In light of the above the court will not review the correctness of the Board’s decision under the guise of determining whether or not the Board complied with the requirements of § 153. See McDonald v. Penn Central Transportation Co., 337 F.Supp. 803, 805 (D.Mass. 1972).
As a final matter the defendant, as prevailing party, seeks to recover its attorney’s fees; however, such fees are recoverable only in exceptional circumstances. See Air Line Pilots Ass’n, International v. Northwest Airlines, Inc., 415 F.2d 493 (8th Cir. 1969), cert. denied, 397 U.S. 924, 90 S.Ct. 931, 25 L.Ed.2d 103 (1970). No evidence of exceptional circumstances appearing, the court is of the opinion that justice would be served best in this particular case by denying defendant’s request.

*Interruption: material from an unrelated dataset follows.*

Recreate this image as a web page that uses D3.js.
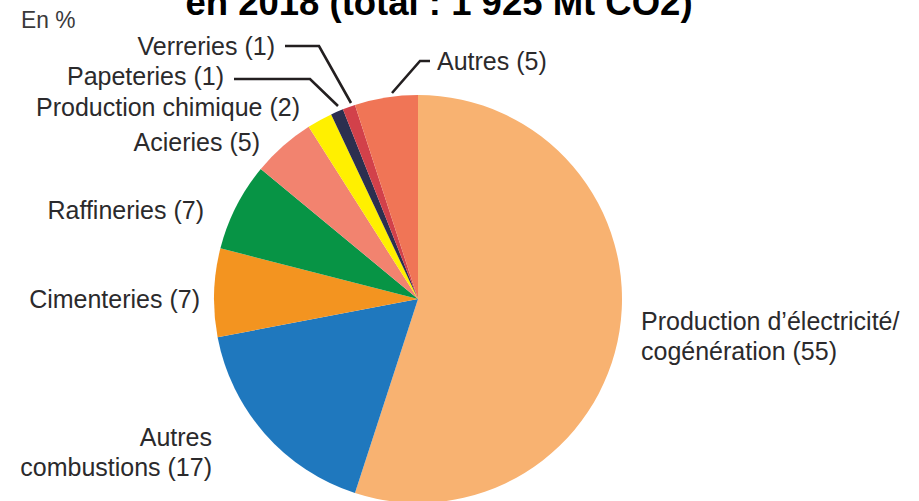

The parties having demonstrated no genuine issue of material fact in dispute, the court will, therefore, grant summary judgment for defendant Air Line Pilots Association, International. An appropriate Judgment accompanies this Memorandum Opinion.
JUDGMENT
This matter came before the court on cross-motions for summary judgment. It appearing that there exists no genuine issue of material fact, and it appearing that defendant is entitled to judgment as a matter of law, and in accordance with the Memorandum Opinion issued with this Judgment, it is this 21st day of November, 1974,
Ordered that the motion of defendant Air Line Pilots Association, International for summary judgment as it pertains to enforcing the Award of the Northwest Airlines Pilots’ System Board of Adjustment in the “out-of-seniority grievance” be, and the same hereby is, granted; and it is further
Ordered that plaintiff’s motion for summary judgment on the same issue be, and the same hereby is, denied; and it is further
Ordered that plaintiff Northwest Airlines, Inc., its officers, employees and agents immediately comply with the requirements imposed upon the company by the above-mentioned Award; and it is further
Ordered that plaintiff Northwest Airlines, Inc. pay interest at the rate of six percent per annum on all monies owing since the date of the System Board Award until the date upon which payment is made in accordance with this Judgment; and it is further
Ordered that defendant’s motion for summary judgment as it relates to attorney’s fees be, and the same hereby is, denied.